Arrivé au pouvoir quatre années plus tôt, le président malien, feu Modibo Keïta, voulut, en 1964, offrir à sa mère un pèlerinage à La Mecque. Mais, ayant renoncé à la moitié de son salaire au profit de son pays, il n’avait pas assez d’argent pour payer tous les frais inhérents au voyage Il écrivit alors une lettre, devenue célèbre, à l’ambassadeur du Mali en Arabie Saoudite, lui demandant de lui prêter 60.000 francs maliens à remettre à sa maman et qui lui seraient remboursés dès sa maigre paye présidentielle perçue. Plus près de nous, feu Mokhtar ould Daddah reçut d’innombrables dons en espèces ou en nature de ses homologues africains (Mobutu, Bongo, Houphouët-Boigny..) mais sefit invariablement un point d’honneur à tout verser au Trésor public.
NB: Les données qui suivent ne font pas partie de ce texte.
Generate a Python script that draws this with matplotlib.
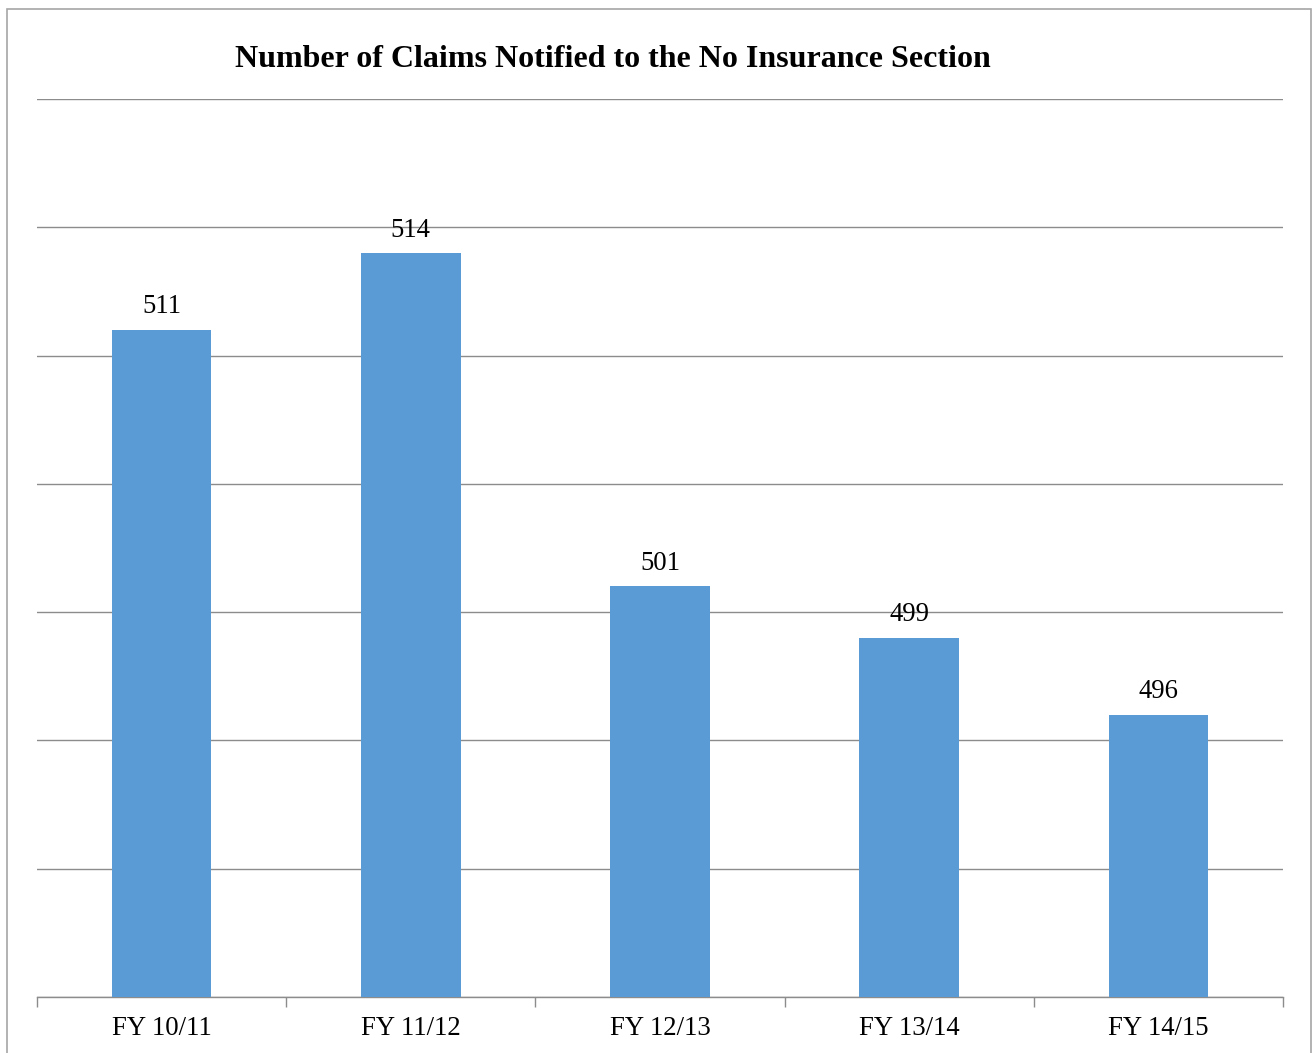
import matplotlib
matplotlib.use("Agg")
import matplotlib.pyplot as plt
from matplotlib.patches import Rectangle
import numpy as np

categories = ["FY 10/11", "FY 11/12", "FY 12/13", "FY 13/14", "FY 14/15"]
claims = [511, 514, 501, 499, 496]
title = "Number of Claims Notified to the No Insurance Section"

W, H = 1313, 1053
fig = plt.figure(figsize=(W / 100, H / 100), dpi=100)
plt.rcParams['font.family'] = ['Liberation Serif', 'DejaVu Serif']

# outer border
fig.patches.append(Rectangle((7 / W, -0.01), (1311 - 7) / W, (H - 9) / H + 0.01,
                             transform=fig.transFigure, fill=False,
                             edgecolor='#a6a6a6', linewidth=1.2))

left, right, top, bottom = 37, 1283, 99, 997
ax = fig.add_axes([left / W, 1 - bottom / H, (right - left) / W, (bottom - top) / H])

x = np.arange(len(categories))
ax.bar(x, claims, width=0.4, color='#5B9BD5', zorder=3)
ax.set_ylim(485, 520)
ax.set_xlim(-0.5, len(categories) - 0.5)
ax.set_yticks(np.arange(485, 521, 5))
ax.yaxis.grid(True, color='#8c8c8c', linewidth=1.0, zorder=0)
ax.tick_params(axis='y', left=False, labelleft=False)
for s in ['top', 'right', 'left']:
    ax.spines[s].set_visible(False)
ax.spines['bottom'].set_color('#8c8c8c')
ax.spines['bottom'].set_linewidth(1.0)

# x ticks at category boundaries, labels at centers
ax.set_xticks(np.arange(-0.5, len(categories), 1.0))
ax.set_xticklabels([])
ax.tick_params(axis='x', which='major', length=7, color='#8c8c8c', width=1.0)
ax.set_xticks(x, minor=True)
ax.set_xticklabels(categories, minor=True, fontsize=19.3)
ax.tick_params(axis='x', which='minor', length=0, pad=14)

for xi, v in zip(x, claims):
    ax.annotate(str(v), (xi, v), xytext=(0, 7.5), textcoords='offset points',
                ha='center', va='bottom', fontsize=19.3)

fig.text(613 / W, 1 - 60 / H, title, ha='center', va='center',
         fontsize=23, fontweight='bold')

fig.savefig("out.png", dpi=100)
Aujourd’hui, on est très loin, en nos deux pays frères et voisins, de l’esprit de ces pères fondateurs honnêtes et désintéressés. Accusé, au Mali, d’avoir détourné des milliards de Fcfa, le président IBK vient d’être balayé par un coup d’État militaire et, en Mauritanie, l’ex-président MOAA n’est pas mieux loti :une commission d’enquête parlementaire vient de transmettre à la justice un rapport accablant sur sa gestion. Déjà convoqué à trois reprises par la police chargée de la répression des crimes économiques et financiers, il n’est pas encore au bout de ses peines.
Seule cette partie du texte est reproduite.